Ils sont nos plus proches parents biologiques et pourtant, 60 % des primates sont menacés d’extinction en raison de la dévastation résultant des activités humaines. « La vérité, c’est que nous sommes à un moment critique pour un grand nombre de ces créatures », juge Paul Garber, professeur d’anthropologie à l’Université d’Illinois, principal coauteur avec Alejandro Estrada, de l’université nationale autonome de Mexico.
Les singes ne sont pas les seuls menacés. Jamais la planète n’a perdu ses espèces animales et végétales à un rythme aussi effréné depuis la dernière extinction de masse, il y a soixante-six millions d’années, celle des dinosaures. La rapidité de disparition est cent fois supérieure à ce qu’on a observé dans le passé. Les scientifiques parlent désormais de « sixième extinction de masse ». Plus de la moitié des vertébrés ont disparu en quarante ans. Les mammifères mythiques d’Afrique sont en péril. Le déclin des éléphants est spectaculaire. Le nombre de pachydermes vivant dans les savanes africaines a chuté de 30 % entre 2007 et 2014. Avant la colonisation, le continent comptait 20 millions d’éléphants, ils n’étaient plus que 1 million en 1970, il en reste moins de 400 000 aujourd’hui. Le sort des lions, léopards ou rhinocéros n’est guère plus enviable.
A chaque fois, les causes sont identiques.
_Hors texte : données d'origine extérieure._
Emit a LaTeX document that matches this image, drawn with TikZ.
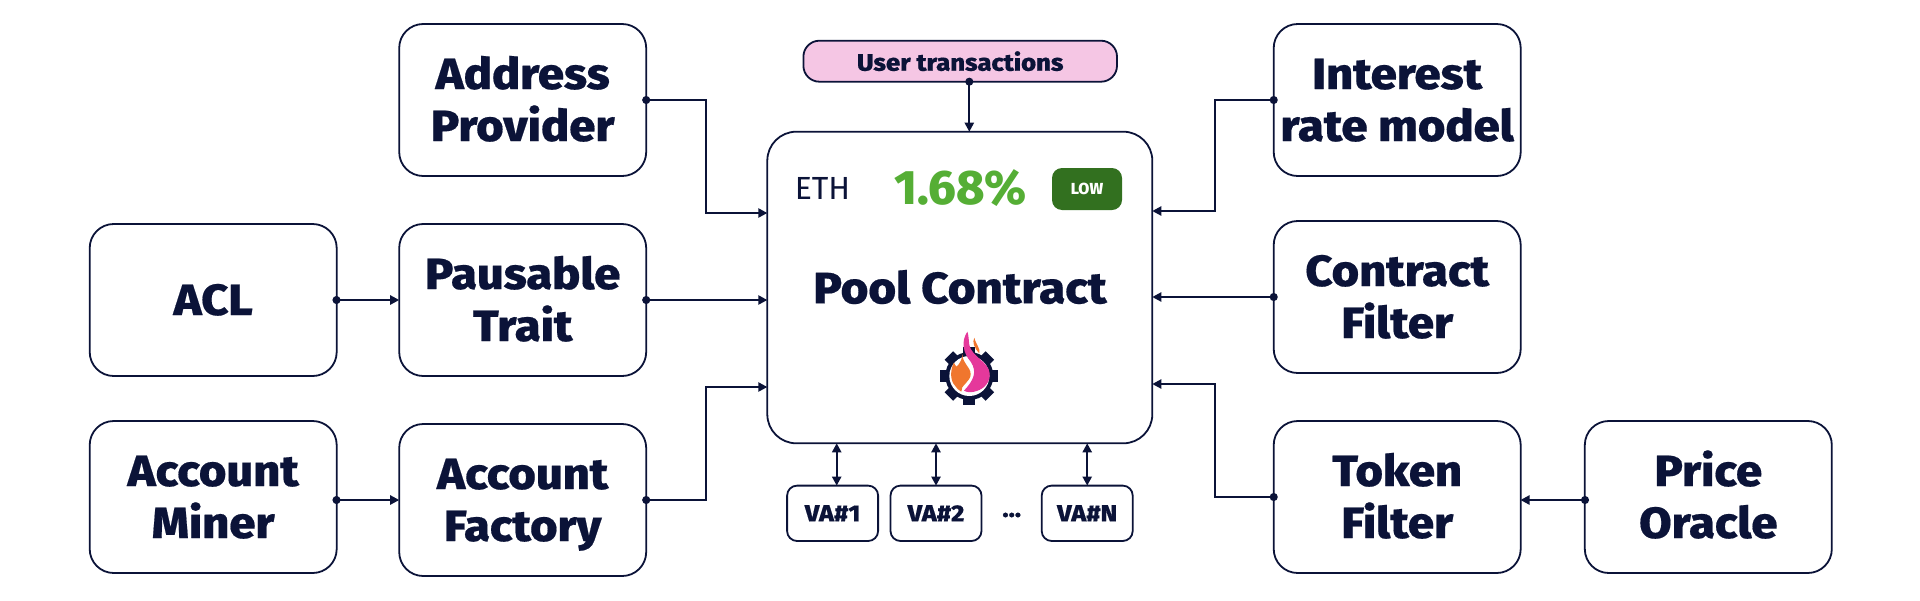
\documentclass[tikz,border=0pt]{standalone}
\usepackage{fontspec}
\setmainfont{Fira Sans}
\newfontfamily\heavyfont{Fira Sans ExtraBold}[FakeStretch=1.08,FakeBold=0.4]
\newfontfamily\ratefont{Fira Sans ExtraBold}
\usetikzlibrary{positioning,arrows.meta}
\definecolor{navy}{HTML}{0B1338}
\definecolor{lowgreen}{HTML}{32701F}
\definecolor{rategreen}{HTML}{55AE35}
\definecolor{userpink}{HTML}{F5C6E4}
\definecolor{flameorange}{HTML}{F0762E}
\definecolor{flamepink}{HTML}{E5389B}
\newcommand{\fixline}{\rule[-5pt]{0pt}{25pt}}
\newcommand{\twolines}[2]{\fixline #1\\\fixline #2}
\tikzset{
  module/.style={rectangle, rounded corners=12pt, draw=navy, line width=0.9pt, outer sep=0pt, inner sep=0pt,
    minimum width=123.5pt, minimum height=76pt, text=navy, align=center,
    font=\heavyfont\fontsize{21.8}{26}\selectfont},
  vabox/.style={rectangle, rounded corners=5pt, draw=navy, line width=0.9pt, outer sep=0pt, inner sep=0pt,
    minimum width=45.5pt, minimum height=27.7pt, text=navy, font=\heavyfont\fontsize{11.7}{14}\selectfont},
  link/.style={draw=navy, line width=0.9pt, {Circle[length=4pt]}-{Triangle[length=4.5pt,width=4.6pt]}, shorten <=-2pt},
  duplex/.style={draw=navy, line width=0.9pt, {Triangle[length=4.5pt,width=4.6pt]}-{Triangle[length=4.5pt,width=4.6pt]}}
}
\begin{document}
\begin{tikzpicture}[x=0.5pt,y=-0.5pt]
    \useasboundingbox (0,0) rectangle (1920,600);
    % left side
    \node[module] (addr) at (522.7,100) {\twolines{Address}{Provider}};
    \node[module] (pause) at (522.7,300) {\twolines{Pausable}{Trait}};
    \node[module] (factory) at (522.7,500) {\twolines{Account}{Factory}};
    \node[module] (acl) at (213.2,300) {\fixline ACL};
    \node[module] (miner) at (213.2,497) {\twolines{Account}{Miner}};
    % right side
    \node[module] (rate) at (1397.2,100) {\twolines{Interest}{rate model}};
    \node[module] (cfilter) at (1397.2,297) {\twolines{Contract}{Filter}};
    \node[module] (tfilter) at (1397.2,497) {\twolines{Token}{Filter}};
    \node[module] (oracle) at (1708.3,497) {\twolines{Price}{Oracle}};
    % pool
    \node[rectangle, rounded corners=14.5pt, draw=navy, line width=0.9pt, outer sep=0pt, minimum width=192.5pt, minimum height=155.8pt] (pool) at (959.8,287.5) {};
    \node[rectangle, rounded corners=8pt, draw=navy, fill=userpink, line width=0.9pt, outer sep=0pt, inner sep=0pt, minimum width=156.8pt, minimum height=20.5pt, text=navy, font=\heavyfont\fontsize{11.9}{14}\selectfont] (user) at (960.2,61.2) {User transactions};
    \node[text=navy, inner sep=0pt, font=\fontsize{16}{18}\selectfont] (eth) at (822.5,188.5) {ETH};
    \node[text=rategreen, inner sep=0pt, font=\ratefont\fontsize{24.2}{28}\selectfont] (rateval) at (960.5,188.5) {1.68\%};
    \node[rectangle, rounded corners=5pt, fill=lowgreen, text=white, outer sep=0pt, inner sep=0pt, minimum width=35pt, minimum height=21pt, font=\ratefont\fontsize{8}{10}\selectfont] (low) at (1087,189) {LOW};
    \node[text=navy, inner sep=0pt, font=\heavyfont\fontsize{22}{26}\selectfont] (title) at (960,287) {Pool Contract};
    % vault accounts
    \node[vabox] (va1) at (832.6,513.3) {VA\#1};
    \node[vabox] (va2) at (936,513.3) {VA\#2};
    \node[vabox] (van) at (1087.2,513.3) {VA\#N};
    \node[text=navy, inner sep=0pt, font=\heavyfont\fontsize{12}{14}\selectfont] (dots) at (1011.7,515) {...};
    % logo
    \begin{scope}[shift={(930,325)},scale=1/3]
      \foreach \ang in {0,45,...,315}
        \fill[navy, rotate around={\ang:(118,153)}] (100,153) rectangle (136,66);
      \fill[navy] (118,153) circle (72);
      \fill[white] (118,153) circle (60);
      \fill[flameorange] (97,85) .. controls (98,100) and (90,115) .. (80,125) .. controls (76,122) and (74,118) .. (72,113) .. controls (62,130) and (58,165) .. (75,182) .. controls (80,190) and (86,196) .. (94,200) .. controls (90,182) and (122,170) .. (122,148) .. controls (122,125) and (96,115) .. (97,85) -- cycle;
      \fill[flameorange] (133,38) .. controls (126,52) and (132,68) .. (148,85) .. controls (152,70) and (138,60) .. (133,38) -- cycle;
      \fill[flamepink] (112,20) .. controls (92,50) and (100,85) .. (122,110) .. controls (142,140) and (132,165) .. (102,197) .. controls (112,203) and (125,203) .. (140,198) .. controls (165,190) and (181,170) .. (179,145) .. controls (176,110) and (125,95) .. (118,60) .. controls (116,45) and (116,30) .. (112,20) -- cycle;
    \end{scope}
    % connector ends on the pool
    \coordinate (inaddr) at (767.3,213);
    \coordinate (infactory) at (767.3,387);
    \coordinate (inrate) at (1152.3,211);
    \coordinate (intoken) at (1152.3,384);
    \coordinate (userout) at (969.3,81.7);
    \coordinate (userin) at (969.3,131.7);
    \coordinate (aclout) at (336.5,300);
    \coordinate (minerout) at (336.5,500);
    \coordinate (oracleout) at (1585,500);
    \coordinate (tokenin) at (1520.5,500);
    % connectors
    \draw[link] (addr.east) -- (706,100) -- (706,213) -- (inaddr);
    \draw[link] (pause.east) -- (pause.east -| pool.west);
    \draw[link] (factory.east) -- (706,500) -- (706,387) -- (infactory);
    \draw[link] (aclout) -- (pause.west);
    \draw[link] (minerout) -- (factory.west);
    \draw[link] (rate.west) -- (1214.7,100) -- (1214.7,211) -- (inrate);
    \draw[link] (cfilter.west) -- (cfilter.west -| pool.east);
    \draw[link] (tfilter.west) -- (1214.7,497) -- (1214.7,384) -- (intoken);
    \draw[link] (oracleout) -- (tokenin);
    \draw[link] (userout) -- (userin);
    \draw[duplex] (va1.north -| 836.7,0) -- (pool.south -| 836.7,0);
    \draw[duplex] (va2.north) -- (va2.north |- pool.south);
    \draw[duplex] (van.north) -- (van.north |- pool.south);
  \end{tikzpicture}
\end{document}
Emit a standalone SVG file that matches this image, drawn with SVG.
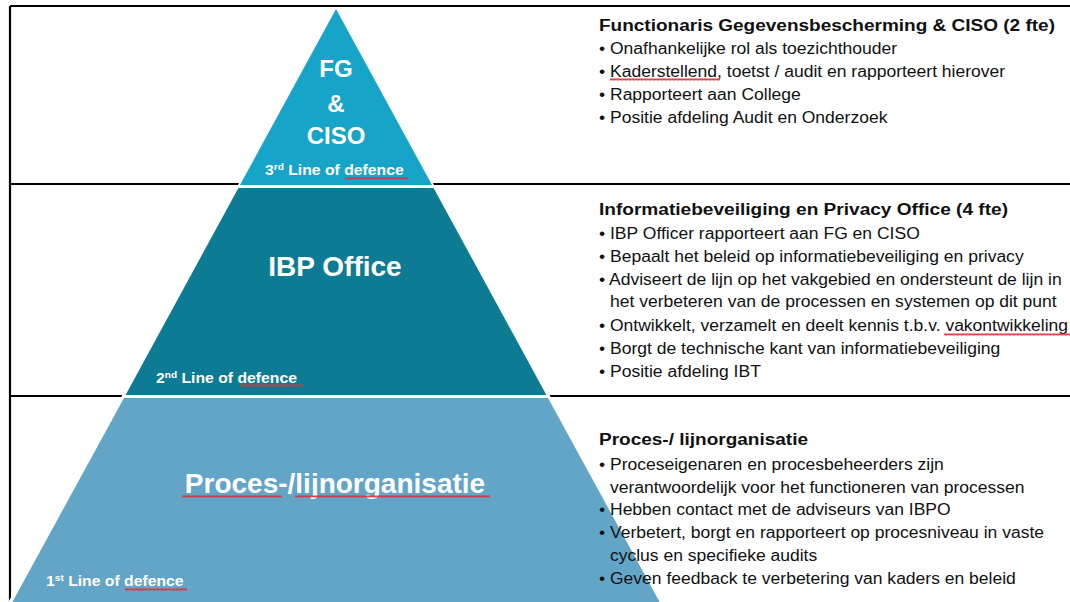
<svg xmlns="http://www.w3.org/2000/svg" width="1070" height="602" viewBox="0 0 1070 602">
<style>
.frame{stroke:#000;stroke-width:2.2;fill:none}
.lbl{font-family:"Liberation Sans",Arial,sans-serif;font-weight:bold;fill:#fff;text-anchor:middle}
.lod{font-family:"Liberation Sans",Arial,sans-serif;font-weight:bold;fill:#fff;font-size:14px}
.sup{font-size:9px}
.ttl{font-family:"Liberation Sans",Arial,sans-serif;font-weight:bold;fill:#111;font-size:16px}
.txt{font-family:"Liberation Sans",Arial,sans-serif;fill:#111;font-size:16px}
.sq{fill:url(#squig)}
</style>
<defs>
<pattern id="squig" x="0" y="0" width="4" height="3" patternUnits="userSpaceOnUse">
<path d="M0,2.6 L1,0.4 L2,2.6 L3,0.4 L4,2.6" fill="none" stroke="#e0303c" stroke-width="0.9"/>
</pattern>
</defs>
<rect width="1070" height="602" fill="#fff"/>
<g id="frame">
<path class="frame" d="M10,6 H1070 M10,6 V602 M10,184 H1070 M10,396 H1070"/>
</g>
<g id="pyramid-bg">
<polygon points="336,7 668,610 4,610" fill="#fff"/>
</g>
<g id="level3">
<polygon points="336,9 432,185 240,185" fill="#16a5c8"/>
<text class="lbl" x="336" y="77" font-size="24">FG</text>
<text class="lbl" x="336" y="112" font-size="24">&amp;</text>
<text class="lbl" x="336" y="144" font-size="24">CISO</text>
<text class="lod" x="265" y="175" transform="matrix(1.125,0,0,1,-33.125,0)">3<tspan class="sup" dy="-5">rd</tspan><tspan dy="5"> Line of defence</tspan></text>
<rect class="sq" x="345" y="177" width="63" height="3"/>
</g>
<g id="level2">
<polygon points="238.4,188 433.6,188 546.4,395 125.6,395" fill="#0e7b94"/>
<text class="lbl" x="335" y="276" font-size="28">IBP Office</text>
<text class="lod" x="156" y="383" transform="matrix(1.125,0,0,1,-19.5,0)">2<tspan class="sup" dy="-5">nd</tspan><tspan dy="5"> Line of defence</tspan></text>
<rect class="sq" x="240" y="384" width="63" height="3"/>
</g>
<g id="level1">
<polygon points="124,398 548,398 664,610 8,610" fill="#62a5c6"/>
<text class="lbl" x="335" y="493" font-size="28">Proces-/lijnorganisatie</text>
<rect class="sq" x="182" y="495" width="100" height="3"/>
<rect class="sq" x="295" y="495" width="195" height="3"/>
<text class="lod" x="46" y="586" transform="matrix(1.125,0,0,1,-5.75,0)">1<tspan class="sup" dy="-5">st</tspan><tspan dy="5"> Line of defence</tspan></text>
<rect class="sq" x="125" y="588" width="62" height="3"/>
</g>
<g id="desc3">
<text class="ttl" x="599" y="31" textLength="456" lengthAdjust="spacingAndGlyphs">Functionaris Gegevensbescherming &amp; CISO (2 fte)</text>
<g transform="matrix(1.095,0,0,1,-56.905,0)">
<text class="txt" x="599" y="54">• Onafhankelijke rol als toezichthouder</text>
<text class="txt" x="599" y="77">• Kaderstellend, toetst / audit en rapporteert hierover</text>
<text class="txt" x="599" y="100">• Rapporteert aan College</text>
<text class="txt" x="599" y="123">• Positie afdeling Audit en Onderzoek</text>
</g>
<rect class="sq" x="610" y="78" width="110" height="3"/>
</g>
<g id="desc2">
<text class="ttl" x="599" y="215" textLength="409" lengthAdjust="spacingAndGlyphs">Informatiebeveiliging en Privacy Office (4 fte)</text>
<g transform="matrix(1.095,0,0,1,-56.905,0)">
<text class="txt" x="599" y="239">• IBP Officer rapporteert aan FG en CISO</text>
<text class="txt" x="599" y="262">• Bepaalt het beleid op informatiebeveiliging en privacy</text>
<text class="txt" x="599" y="285">• Adviseert de lijn op het vakgebied en ondersteunt de lijn in</text>
<text class="txt" x="609" y="307">het verbeteren van de processen en systemen op dit punt</text>
<text class="txt" x="599" y="331">• Ontwikkelt, verzamelt en deelt kennis t.b.v. vakontwikkeling</text>
<text class="txt" x="599" y="354">• Borgt de technische kant van informatiebeveiliging</text>
<text class="txt" x="599" y="377">• Positie afdeling IBT</text>
</g>
<rect class="sq" x="944" y="333" width="126" height="3"/>
</g>
<g id="desc1">
<text class="ttl" x="599" y="445" textLength="209" lengthAdjust="spacingAndGlyphs">Proces-/ lijnorganisatie</text>
<g transform="matrix(1.095,0,0,1,-56.905,0)">
<text class="txt" x="599" y="470">• Proceseigenaren en procesbeheerders zijn</text>
<text class="txt" x="609" y="493">verantwoordelijk voor het functioneren van processen</text>
<text class="txt" x="599" y="515">• Hebben contact met de adviseurs van IBPO</text>
<text class="txt" x="599" y="538">• Verbetert, borgt en rapporteert op procesniveau in vaste</text>
<text class="txt" x="609" y="561">cyclus en specifieke audits</text>
<text class="txt" x="599" y="584">• Geven feedback te verbetering van kaders en beleid</text>
</g>
</g>
</svg>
Destruction des habitats – sous l’effet de l’agriculture, de l’élevage, de l’exploitation du sous-sol –, chasse et braconnage, pollution et réchauffement climatique forment un cocktail mortel. L’impact de l’homme sur les milieux naturels ne va cesser de croître en raison d’une démographie galopante, tout particulièrement en Afrique.
Des conséquences irréparables
Les alertes répétées des scientifiques n’y changent rien : le monde du vivant disparaît sous nos yeux. Les générations à venir ne verront sans doute les animaux sauvages que dans les zoos, ou à travers des images d’archives. Les conséquences en termes de biodiversité seront irréparables. Car la disparition de certaines espèces affecte l’ensemble des milieux, modifiant les relations de prédation, de compétition, de coopération entre animaux, ainsi que la chaîne alimentaire. C’est tout le fonctionnement des écosystèmes qui se trouve perturbé, menaçant ainsi les services qu’ils rendent aux populations humaines : pollinisation, productivité des terres, assainissement de l’air et de l’eau, ou encore stockage du CO2 par les forêts et les océans.
Que faire ? L’espèce humaine a édicté des règles prudentielles partout quand il s’agissait de protéger sa richesse notamment. Mais comment préserver le capital naturel ? Les experts recommandent d’établir une gouvernance équitable des ressources, qui n’exclut plus les populations locales les plus pauvres ; de s’attaquer véritablement aux trafics ; mais surtout de mieux produire et de consommer plus raisonnablement. Les humains peuvent encore ignorer le message des scientifiques, mais alors ils risquent de faire partie des espèces qui disparaîtront.